# Written instruction
Where a line holds the string "React", return that line.
+---+
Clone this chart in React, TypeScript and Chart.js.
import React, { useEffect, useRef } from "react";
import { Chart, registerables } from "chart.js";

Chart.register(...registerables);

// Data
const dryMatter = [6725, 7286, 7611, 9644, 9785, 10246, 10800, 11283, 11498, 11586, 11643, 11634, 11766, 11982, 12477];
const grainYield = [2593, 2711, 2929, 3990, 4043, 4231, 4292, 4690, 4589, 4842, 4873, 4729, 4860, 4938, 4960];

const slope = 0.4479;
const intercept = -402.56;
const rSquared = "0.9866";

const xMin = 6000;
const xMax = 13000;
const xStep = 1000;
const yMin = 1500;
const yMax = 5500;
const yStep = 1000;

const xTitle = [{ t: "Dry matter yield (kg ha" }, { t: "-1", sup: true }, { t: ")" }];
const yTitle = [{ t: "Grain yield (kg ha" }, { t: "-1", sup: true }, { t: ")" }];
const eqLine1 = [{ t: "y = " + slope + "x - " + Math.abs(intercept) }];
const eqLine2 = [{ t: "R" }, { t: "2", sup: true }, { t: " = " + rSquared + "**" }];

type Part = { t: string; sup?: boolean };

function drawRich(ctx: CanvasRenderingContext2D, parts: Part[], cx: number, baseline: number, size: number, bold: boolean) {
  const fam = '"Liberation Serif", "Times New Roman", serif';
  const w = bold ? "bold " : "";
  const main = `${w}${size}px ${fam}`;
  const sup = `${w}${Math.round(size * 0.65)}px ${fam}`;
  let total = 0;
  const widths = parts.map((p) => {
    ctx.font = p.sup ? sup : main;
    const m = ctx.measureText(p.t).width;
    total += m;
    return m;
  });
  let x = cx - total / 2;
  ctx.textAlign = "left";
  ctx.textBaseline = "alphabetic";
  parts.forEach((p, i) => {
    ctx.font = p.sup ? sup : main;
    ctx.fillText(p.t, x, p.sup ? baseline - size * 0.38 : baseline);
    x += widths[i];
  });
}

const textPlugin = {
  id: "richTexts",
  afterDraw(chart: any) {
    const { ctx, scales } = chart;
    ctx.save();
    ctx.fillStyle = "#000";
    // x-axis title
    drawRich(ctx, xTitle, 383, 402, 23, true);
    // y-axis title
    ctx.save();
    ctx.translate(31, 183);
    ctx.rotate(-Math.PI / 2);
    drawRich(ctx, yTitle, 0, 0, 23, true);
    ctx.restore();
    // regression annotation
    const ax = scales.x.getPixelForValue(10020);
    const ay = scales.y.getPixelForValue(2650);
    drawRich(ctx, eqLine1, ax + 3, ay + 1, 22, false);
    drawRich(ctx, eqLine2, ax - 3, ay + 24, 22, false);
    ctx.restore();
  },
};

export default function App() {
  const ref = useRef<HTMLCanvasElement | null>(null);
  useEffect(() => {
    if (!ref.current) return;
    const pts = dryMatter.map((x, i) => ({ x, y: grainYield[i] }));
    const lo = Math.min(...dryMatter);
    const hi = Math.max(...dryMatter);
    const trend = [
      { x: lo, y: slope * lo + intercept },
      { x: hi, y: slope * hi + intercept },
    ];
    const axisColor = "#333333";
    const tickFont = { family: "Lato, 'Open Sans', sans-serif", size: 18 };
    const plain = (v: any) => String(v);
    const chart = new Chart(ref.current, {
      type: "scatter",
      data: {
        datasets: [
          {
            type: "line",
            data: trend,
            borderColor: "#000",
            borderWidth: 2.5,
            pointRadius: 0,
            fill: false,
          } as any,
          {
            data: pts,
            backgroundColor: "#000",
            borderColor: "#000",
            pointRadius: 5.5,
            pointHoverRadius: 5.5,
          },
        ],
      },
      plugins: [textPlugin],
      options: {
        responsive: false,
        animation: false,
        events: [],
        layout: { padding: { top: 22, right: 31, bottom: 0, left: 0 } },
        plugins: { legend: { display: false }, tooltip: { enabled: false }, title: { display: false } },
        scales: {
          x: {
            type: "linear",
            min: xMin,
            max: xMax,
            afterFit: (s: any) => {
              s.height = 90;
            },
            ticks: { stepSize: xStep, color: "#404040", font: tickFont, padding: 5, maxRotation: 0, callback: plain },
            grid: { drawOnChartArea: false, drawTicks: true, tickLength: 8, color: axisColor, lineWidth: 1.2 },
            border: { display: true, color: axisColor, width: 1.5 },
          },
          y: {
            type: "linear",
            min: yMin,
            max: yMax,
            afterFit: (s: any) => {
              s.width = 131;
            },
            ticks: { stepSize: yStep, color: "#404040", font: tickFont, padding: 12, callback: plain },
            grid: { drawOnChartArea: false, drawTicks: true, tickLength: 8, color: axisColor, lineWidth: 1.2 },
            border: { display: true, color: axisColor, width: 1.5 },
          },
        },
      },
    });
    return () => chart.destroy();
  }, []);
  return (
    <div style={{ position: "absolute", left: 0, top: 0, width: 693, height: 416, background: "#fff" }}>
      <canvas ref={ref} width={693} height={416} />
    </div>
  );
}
+---+
# Answer in full
Clone this chart in React, TypeScript and Chart.js.
import React, { useEffect, useRef } from "react";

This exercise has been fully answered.